*What the task requires*
Retype verbatim only the lines below, starting at the one that contains "What Apache ECharts" and ending at the one that contains "var yTicks = [0, 20000, 40000, 60000];". Pictures are excluded from the copy.

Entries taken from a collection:
□ □ □ □ □

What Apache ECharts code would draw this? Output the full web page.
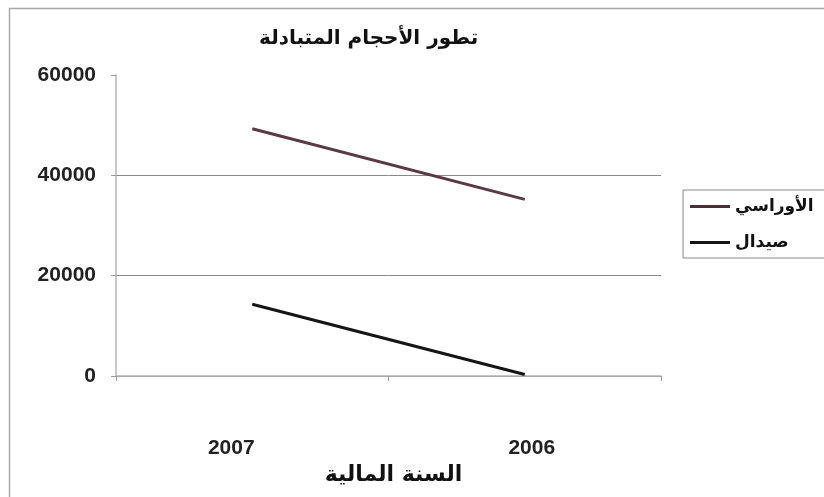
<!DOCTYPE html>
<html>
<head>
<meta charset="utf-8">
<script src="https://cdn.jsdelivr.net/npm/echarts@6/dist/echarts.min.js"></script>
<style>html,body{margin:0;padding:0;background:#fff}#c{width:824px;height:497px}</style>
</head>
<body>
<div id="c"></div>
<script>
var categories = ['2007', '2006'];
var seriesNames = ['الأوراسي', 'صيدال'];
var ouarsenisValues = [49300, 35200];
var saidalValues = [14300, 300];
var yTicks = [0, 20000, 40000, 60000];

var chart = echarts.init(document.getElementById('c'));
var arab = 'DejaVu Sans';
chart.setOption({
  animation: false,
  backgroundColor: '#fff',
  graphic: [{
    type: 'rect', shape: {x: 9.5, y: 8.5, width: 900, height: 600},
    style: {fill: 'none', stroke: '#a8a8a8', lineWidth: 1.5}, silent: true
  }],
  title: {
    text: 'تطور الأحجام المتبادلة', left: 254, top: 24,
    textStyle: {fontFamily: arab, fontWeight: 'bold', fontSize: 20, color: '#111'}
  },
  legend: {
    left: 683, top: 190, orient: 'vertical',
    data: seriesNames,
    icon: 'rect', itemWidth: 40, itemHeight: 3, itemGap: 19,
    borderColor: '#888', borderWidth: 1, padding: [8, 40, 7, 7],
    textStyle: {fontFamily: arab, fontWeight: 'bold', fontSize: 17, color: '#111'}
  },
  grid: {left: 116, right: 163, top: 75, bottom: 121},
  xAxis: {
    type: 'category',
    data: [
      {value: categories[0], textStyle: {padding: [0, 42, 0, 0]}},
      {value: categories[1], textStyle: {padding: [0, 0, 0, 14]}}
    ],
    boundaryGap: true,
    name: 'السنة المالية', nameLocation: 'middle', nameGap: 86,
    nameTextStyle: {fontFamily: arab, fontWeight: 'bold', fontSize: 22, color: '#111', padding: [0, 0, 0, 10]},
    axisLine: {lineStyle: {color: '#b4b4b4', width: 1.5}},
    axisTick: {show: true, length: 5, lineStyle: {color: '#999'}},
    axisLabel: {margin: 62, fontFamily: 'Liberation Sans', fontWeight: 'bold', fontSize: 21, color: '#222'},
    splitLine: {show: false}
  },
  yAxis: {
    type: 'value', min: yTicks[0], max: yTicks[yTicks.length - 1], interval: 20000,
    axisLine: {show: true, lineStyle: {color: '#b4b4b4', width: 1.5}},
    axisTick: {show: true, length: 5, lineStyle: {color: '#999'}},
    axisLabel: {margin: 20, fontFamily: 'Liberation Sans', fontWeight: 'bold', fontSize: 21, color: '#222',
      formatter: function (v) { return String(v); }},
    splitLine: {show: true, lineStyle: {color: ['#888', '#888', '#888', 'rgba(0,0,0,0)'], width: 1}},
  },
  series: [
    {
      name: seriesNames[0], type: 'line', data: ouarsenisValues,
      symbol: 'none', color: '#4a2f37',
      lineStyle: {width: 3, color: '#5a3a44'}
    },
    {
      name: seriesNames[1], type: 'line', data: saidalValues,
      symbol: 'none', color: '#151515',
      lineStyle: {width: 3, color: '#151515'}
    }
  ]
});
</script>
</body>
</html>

□ □ □ □ □

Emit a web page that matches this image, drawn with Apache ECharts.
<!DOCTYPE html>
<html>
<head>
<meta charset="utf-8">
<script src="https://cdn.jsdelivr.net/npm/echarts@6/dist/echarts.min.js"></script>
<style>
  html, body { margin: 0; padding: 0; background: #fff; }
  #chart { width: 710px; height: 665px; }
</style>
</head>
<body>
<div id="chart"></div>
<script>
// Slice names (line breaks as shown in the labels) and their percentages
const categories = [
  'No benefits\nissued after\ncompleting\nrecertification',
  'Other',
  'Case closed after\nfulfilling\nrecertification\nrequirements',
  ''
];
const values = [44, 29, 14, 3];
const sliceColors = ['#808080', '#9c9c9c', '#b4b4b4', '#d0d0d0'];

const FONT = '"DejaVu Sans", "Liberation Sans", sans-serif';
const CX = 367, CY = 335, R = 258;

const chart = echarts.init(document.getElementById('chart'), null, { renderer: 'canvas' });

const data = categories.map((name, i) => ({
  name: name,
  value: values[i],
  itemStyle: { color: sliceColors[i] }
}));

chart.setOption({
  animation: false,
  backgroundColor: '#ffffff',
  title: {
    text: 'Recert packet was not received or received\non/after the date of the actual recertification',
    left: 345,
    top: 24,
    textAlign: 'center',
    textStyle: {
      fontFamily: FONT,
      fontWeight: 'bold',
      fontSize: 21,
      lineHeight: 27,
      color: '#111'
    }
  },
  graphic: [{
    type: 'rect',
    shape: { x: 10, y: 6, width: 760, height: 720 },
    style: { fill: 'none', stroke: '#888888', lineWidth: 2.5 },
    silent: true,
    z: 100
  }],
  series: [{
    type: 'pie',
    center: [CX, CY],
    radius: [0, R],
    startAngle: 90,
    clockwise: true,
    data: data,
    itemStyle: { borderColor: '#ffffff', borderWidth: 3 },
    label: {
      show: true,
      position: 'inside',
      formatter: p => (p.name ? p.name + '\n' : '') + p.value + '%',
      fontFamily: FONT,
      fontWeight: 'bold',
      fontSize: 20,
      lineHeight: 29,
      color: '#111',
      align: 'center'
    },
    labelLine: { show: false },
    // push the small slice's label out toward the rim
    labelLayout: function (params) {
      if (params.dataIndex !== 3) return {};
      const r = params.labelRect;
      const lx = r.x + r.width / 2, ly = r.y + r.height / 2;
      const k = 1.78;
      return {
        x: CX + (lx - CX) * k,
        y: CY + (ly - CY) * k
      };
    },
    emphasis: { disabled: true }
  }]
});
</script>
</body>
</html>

□ □ □ □ □

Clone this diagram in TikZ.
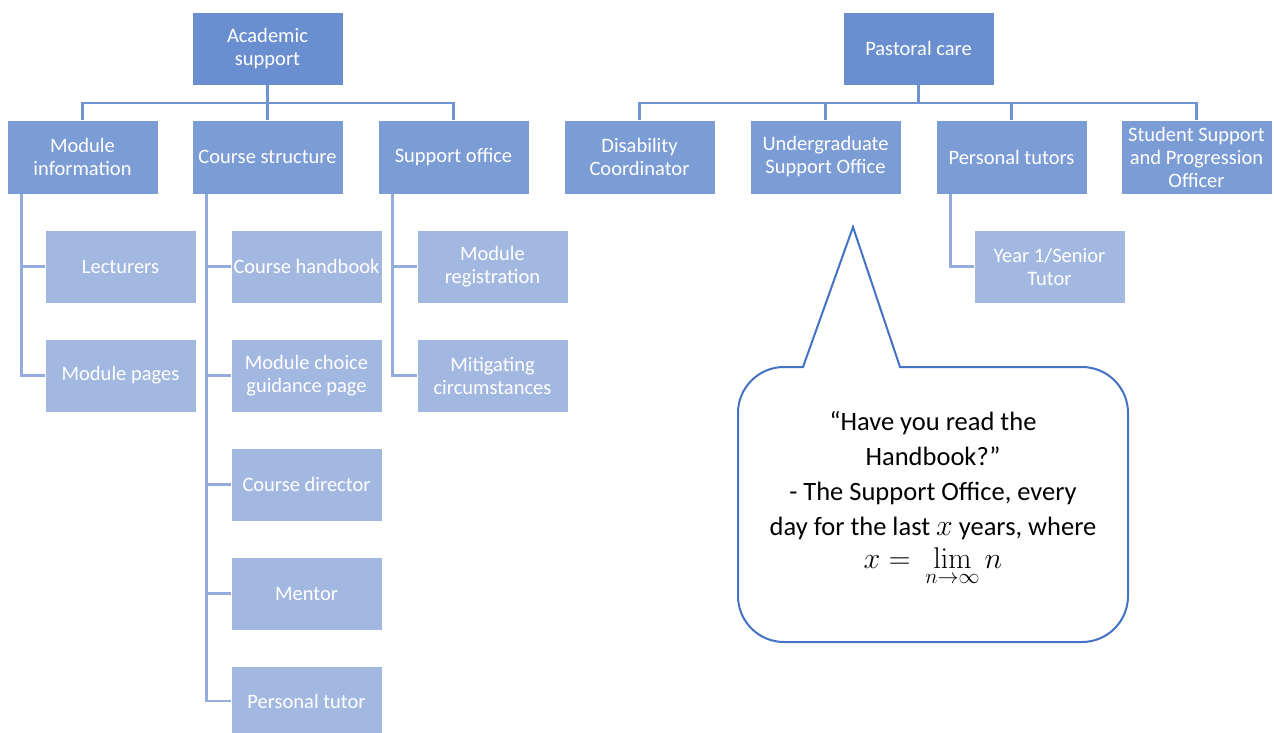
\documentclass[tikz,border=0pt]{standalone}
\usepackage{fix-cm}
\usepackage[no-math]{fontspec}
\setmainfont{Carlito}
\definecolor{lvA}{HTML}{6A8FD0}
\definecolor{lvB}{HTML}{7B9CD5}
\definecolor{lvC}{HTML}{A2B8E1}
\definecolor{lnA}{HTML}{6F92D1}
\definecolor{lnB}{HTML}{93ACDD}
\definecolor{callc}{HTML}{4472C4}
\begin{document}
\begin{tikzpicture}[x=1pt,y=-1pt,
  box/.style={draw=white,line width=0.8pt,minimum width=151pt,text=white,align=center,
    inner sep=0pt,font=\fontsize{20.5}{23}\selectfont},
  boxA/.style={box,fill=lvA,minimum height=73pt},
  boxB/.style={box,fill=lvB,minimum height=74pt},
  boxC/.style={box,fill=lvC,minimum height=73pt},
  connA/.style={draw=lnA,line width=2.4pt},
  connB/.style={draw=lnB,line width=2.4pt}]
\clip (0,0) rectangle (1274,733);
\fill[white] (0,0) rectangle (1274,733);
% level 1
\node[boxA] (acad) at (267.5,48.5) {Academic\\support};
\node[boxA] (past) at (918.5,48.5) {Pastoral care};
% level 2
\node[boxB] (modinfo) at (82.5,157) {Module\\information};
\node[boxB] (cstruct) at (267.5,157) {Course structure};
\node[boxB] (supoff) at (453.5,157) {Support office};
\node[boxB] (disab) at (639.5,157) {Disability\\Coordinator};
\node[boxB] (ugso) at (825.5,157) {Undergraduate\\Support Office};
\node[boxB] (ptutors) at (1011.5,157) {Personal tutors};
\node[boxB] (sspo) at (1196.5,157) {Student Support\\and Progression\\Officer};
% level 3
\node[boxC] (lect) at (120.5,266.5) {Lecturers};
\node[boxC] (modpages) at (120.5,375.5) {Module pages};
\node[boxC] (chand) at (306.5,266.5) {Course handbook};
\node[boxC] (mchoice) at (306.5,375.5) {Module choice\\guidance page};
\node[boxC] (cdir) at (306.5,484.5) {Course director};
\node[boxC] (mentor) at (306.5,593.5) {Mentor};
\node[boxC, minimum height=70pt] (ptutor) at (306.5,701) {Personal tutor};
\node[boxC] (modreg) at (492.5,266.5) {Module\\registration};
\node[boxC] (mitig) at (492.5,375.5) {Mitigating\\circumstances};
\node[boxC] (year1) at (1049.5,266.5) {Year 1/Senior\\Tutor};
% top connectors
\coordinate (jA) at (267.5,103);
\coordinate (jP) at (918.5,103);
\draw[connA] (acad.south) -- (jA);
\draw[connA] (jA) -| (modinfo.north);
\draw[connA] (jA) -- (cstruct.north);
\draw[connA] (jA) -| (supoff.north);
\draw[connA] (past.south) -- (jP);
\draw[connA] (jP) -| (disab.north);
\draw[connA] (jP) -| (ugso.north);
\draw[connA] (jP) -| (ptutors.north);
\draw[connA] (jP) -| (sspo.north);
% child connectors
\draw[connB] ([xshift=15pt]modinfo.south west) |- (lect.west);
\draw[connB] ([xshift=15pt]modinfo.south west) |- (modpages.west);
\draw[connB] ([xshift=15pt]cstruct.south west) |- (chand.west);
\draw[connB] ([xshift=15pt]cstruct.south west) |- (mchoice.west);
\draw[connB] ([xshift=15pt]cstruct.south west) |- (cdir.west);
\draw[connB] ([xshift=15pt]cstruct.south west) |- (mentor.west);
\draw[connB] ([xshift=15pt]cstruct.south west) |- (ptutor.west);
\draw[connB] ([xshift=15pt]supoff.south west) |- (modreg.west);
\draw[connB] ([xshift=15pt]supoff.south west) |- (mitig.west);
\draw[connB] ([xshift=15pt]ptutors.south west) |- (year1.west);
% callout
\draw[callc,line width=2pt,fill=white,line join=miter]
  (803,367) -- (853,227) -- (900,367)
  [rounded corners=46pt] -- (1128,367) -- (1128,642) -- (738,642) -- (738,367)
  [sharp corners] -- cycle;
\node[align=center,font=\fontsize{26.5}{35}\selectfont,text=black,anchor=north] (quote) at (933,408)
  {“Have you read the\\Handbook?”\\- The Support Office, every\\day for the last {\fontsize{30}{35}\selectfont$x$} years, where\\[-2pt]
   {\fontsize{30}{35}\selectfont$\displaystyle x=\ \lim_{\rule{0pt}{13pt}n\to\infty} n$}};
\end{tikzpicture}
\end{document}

□ □ □ □ □

*Written answer*
What Apache ECharts code would draw this? Output the full web page.
<!DOCTYPE html>
<html>
<head>
<meta charset="utf-8">
<script src="https://cdn.jsdelivr.net/npm/echarts@6/dist/echarts.min.js"></script>
<style>html,body{margin:0;padding:0;background:#fff}#c{width:824px;height:497px}</style>
</head>
<body>
<div id="c"></div>
<script>
var categories = ['2007', '2006'];
var seriesNames = ['الأوراسي', 'صيدال'];
var ouarsenisValues = [49300, 35200];
var saidalValues = [14300, 300];
var yTicks = [0, 20000, 40000, 60000];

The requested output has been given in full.